# Find right sibling of a binary tree with parent pointers in C++

In this problem we are given a binary tree and parent pointers. Our task is to Find right sibling of a binary tree with parent pointers.

Let’s take an example to understand the problem,

## Input Node = 3

## Output

7

Solution Approach

A simple solution to the problem is finding the leaf node of the nearest ancestor (which is neither the current node nor the parest of the current node) which is at the same level as the current node. This is done by counting the levels while going up and then when coming down counting them down. And then finding the node.
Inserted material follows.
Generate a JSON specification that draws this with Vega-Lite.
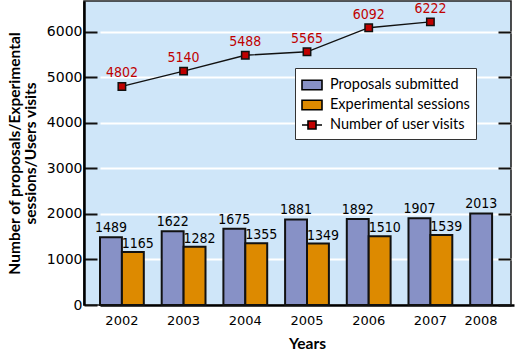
{
  "$schema": "https://vega.github.io/schema/vega-lite/v6.json",
  "width": 427,
  "height": 304,
  "autosize": "none",
  "padding": {"left": 84, "top": 1, "right": 17, "bottom": 53},
  "background": "white",
  "config": {
    "view": {"fill": "#cfe6f9", "stroke": "#222222", "strokeWidth": 1.6},
    "font": "Lato"
  },
  "data": {
    "values": [
      {"year": "2002", "series": "Proposals submitted", "value": 1489},
      {"year": "2003", "series": "Proposals submitted", "value": 1622},
      {"year": "2004", "series": "Proposals submitted", "value": 1675},
      {"year": "2005", "series": "Proposals submitted", "value": 1881},
      {"year": "2006", "series": "Proposals submitted", "value": 1892},
      {"year": "2007", "series": "Proposals submitted", "value": 1907},
      {"year": "2008", "series": "Proposals submitted", "value": 2013},
      {"year": "2002", "series": "Experimental sessions", "value": 1165},
      {"year": "2003", "series": "Experimental sessions", "value": 1282},
      {"year": "2004", "series": "Experimental sessions", "value": 1355},
      {"year": "2005", "series": "Experimental sessions", "value": 1349},
      {"year": "2006", "series": "Experimental sessions", "value": 1510},
      {"year": "2007", "series": "Experimental sessions", "value": 1539},
      {"year": "2002", "series": "Number of user visits", "value": 4802},
      {"year": "2003", "series": "Number of user visits", "value": 5140},
      {"year": "2004", "series": "Number of user visits", "value": 5488},
      {"year": "2005", "series": "Number of user visits", "value": 5565},
      {"year": "2006", "series": "Number of user visits", "value": 6092},
      {"year": "2007", "series": "Number of user visits", "value": 6222}
    ]
  },
  "encoding": {
    "x": {
      "field": "year",
      "type": "nominal",
      "scale": {"range": [16, 430], "paddingInner": 0.29, "paddingOuter": 0},
      "axis": {
        "title": "Years",
        "titleFont": "Lato",
        "titleFontWeight": "bold",
        "titleFontSize": 15.5,
        "titleColor": "black",
        "titleX": 223,
        "titleY": 43,
        "titleBaseline": "alphabetic",
        "labelAngle": 0,
        "labelFont": "DejaVu Sans",
        "labelFontSize": 13,
        "labelColor": "black",
        "labelPadding": 9,
        "labelOffset": {"condition": {"test": "datum.value == '2008'", "value": -11}, "value": 0},
        "ticks": false,
        "domainColor": "black",
        "domainWidth": 2.5
      }
    }
  },
  "layer": [
    {
      "transform": [{"filter": "datum.series != 'Number of user visits'"}],
      "mark": {"type": "bar", "stroke": "#111111", "strokeWidth": 2},
      "encoding": {
        "xOffset": {"field": "series", "type": "nominal", "scale": {"domain": ["Proposals submitted", "Experimental sessions"], "paddingInner": 0}},
        "y": {
          "field": "value",
          "type": "quantitative",
          "scale": {"domain": [0, 6680], "nice": false},
          "axis": {
            "orient": "left",
            "values": [0, 1000, 2000, 3000, 4000, 5000, 6000],
            "format": "d",
            "offset": -13,
            "domain": false,
            "tickSize": 13,
            "tickColor": "#111111",
            "tickWidth": 2,
            "labelFont": "DejaVu Sans",
            "labelFontSize": 14,
            "labelColor": "black",
            "labelPadding": 2,
            "grid": true,
            "gridColor": "white",
            "gridWidth": 2,
            "title": ["Number of proposals/Experimental", "sessions/Users visits"],
            "titleFont": "Lato",
            "titleFontWeight": "bold",
            "titleFontSize": 15.5,
            "titleLineHeight": 16,
            "titleColor": "black",
            "titlePadding": 8
          }
        },
        "fill": {
          "field": "series",
          "type": "nominal",
          "scale": {
            "domain": ["Proposals submitted", "Experimental sessions", "Number of user visits"],
            "range": ["#8791c6", "#dd8a00", "#c00000"]
          },
          "legend": {
            "title": null,
            "orient": "none",
            "legendX": 211,
            "legendY": 67,
            "padding": 6,
            "fillColor": "white",
            "strokeColor": "#333333",
            "cornerRadius": 0,
            "symbolType": "M-1,-0.47H1V0.47H-1Z",
            "symbolSize": 400,
            "symbolStrokeColor": "black",
            "symbolStrokeWidth": 1.6,
            "rowPadding": 1,
            "labelFont": "Lato",
            "labelFontSize": 14.5,
            "labelColor": "black",
            "labelOffset": 7,
            "encode": {
              "symbols": {
                "update": {
                  "shape": {"signal": "datum.value === 'Number of user visits' ? 'M-1,0H-0.4M0.4,0H1M-0.4,-0.4H0.4V0.4H-0.4Z' : 'M-1,-0.47H1V0.47H-1Z'"}
                }
              }
            }
          }
        }
      }
    },
    {
      "transform": [{"filter": "datum.series == 'Proposals submitted'"}],
      "mark": {"type": "text", "baseline": "alphabetic", "dy": -5, "font": "Liberation Sans Narrow, DejaVu Sans Condensed", "fontSize": 14, "color": "black"},
      "encoding": {
        "xOffset": {"field": "series", "type": "nominal"},
        "y": {
          "field": "value",
          "type": "quantitative",
          "axis": {
            "orient": "left",
            "domain": true,
            "domainColor": "black",
            "domainWidth": 2.5,
            "ticks": false,
            "labels": false,
            "grid": false,
            "title": null
          }
        },
        "text": {"field": "value", "type": "quantitative", "format": "d"}
      }
    },
    {
      "transform": [{"filter": "datum.series == 'Experimental sessions'"}],
      "mark": {"type": "text", "baseline": "alphabetic", "dy": -4, "dx": 5, "font": "Liberation Sans Narrow, DejaVu Sans Condensed", "fontSize": 14, "color": "black"},
      "encoding": {
        "xOffset": {"field": "series", "type": "nominal"},
        "y": {"field": "value", "type": "quantitative", "axis": null},
        "text": {"field": "value", "type": "quantitative", "format": "d"}
      }
    },
    {
      "transform": [{"filter": "datum.series == 'Number of user visits'"}],
      "mark": {"type": "line", "color": "#111111", "strokeWidth": 1.3},
      "encoding": {
        "y": {
          "field": "value",
          "type": "quantitative",
          "axis": {
            "orient": "right",
            "values": [0, 1000, 2000, 3000, 4000, 5000, 6000],
            "offset": -13,
            "domain": false,
            "labels": false,
            "grid": false,
            "tickSize": 13,
            "tickColor": "#111111",
            "tickWidth": 2,
            "title": null
          }
        }
      }
    },
    {
      "transform": [{"filter": "datum.series == 'Number of user visits'"}],
      "mark": {"type": "point", "shape": "square", "filled": true, "size": 55, "stroke": "#111111", "strokeWidth": 1.5, "opacity": 1},
      "encoding": {
        "y": {"field": "value", "type": "quantitative", "axis": null},
        "fill": {"field": "series", "type": "nominal", "legend": null}
      }
    },
    {
      "transform": [{"filter": "datum.series == 'Number of user visits'"}],
      "mark": {"type": "text", "baseline": "alphabetic", "dy": -9, "font": "Liberation Sans Narrow, DejaVu Sans Condensed", "fontSize": 14, "color": "#c00000"},
      "encoding": {
        "y": {"field": "value", "type": "quantitative", "axis": null},
        "text": {"field": "value", "type": "quantitative", "format": "d"}
      }
    }
  ],
  "resolve": {"axis": {"y": "independent"}}
}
Program to illustrate the working of our solution,

## Example

Live Demo

#include <bits/stdc++.h>
using namespace std;
struct Node {
int data;
Node *left, *right, *parent;
};
Node* newNode(int item, Node* parent) {
Node* temp = new Node;
temp->data = item;
temp->left = temp->right = NULL;
temp->parent = parent;
return temp;
}
Node* findRightSiblingNodeBT(Node* node, int level) {
if (node == NULL || node->parent == NULL)
return NULL;
while (node->parent->right == node ||
(node->parent->right == NULL && node->parent->left == node)) {
if (node->parent == NULL || node->parent->parent == NULL)
return NULL;
node = node->parent;
level++;
}
node = node->parent->right;
if (node == NULL)
return NULL;
while (level > 0) {
if (node->left != NULL)
node = node->left;
else if (node->right != NULL)
node = node->right;
else
break;
level--;
}
if (level == 0)
return node;
return findRightSiblingNodeBT(node, level);
}
int main(){
Node* root = newNode(4, NULL);
root->left = newNode(2, root);
root->right = newNode(5, root);
root->left->left = newNode(1, root->left);
root->left->left->left = newNode(9, root->left->left);
root->left->left->left->left = newNode(3, root->left->left->left);
root->right->right = newNode(8, root->right);
root->right->right->right = newNode(0, root->right->right);
root->right->right->right->right = newNode(7, root->right->right->right);
Node * currentNode = root->left->left->left->left;
cout<<"The current node is "<<currentNode->data<<endl;
Node* rightSibling = findRightSiblingNodeBT(currentNode, 0);
if (rightSibling)
cout<<"The right sibling of the current node is "<<rightSibling->data;
else
cout<<"No right siblings found!";
return 0;
}

## Output

The current node is 3
The right sibling of the current node is 7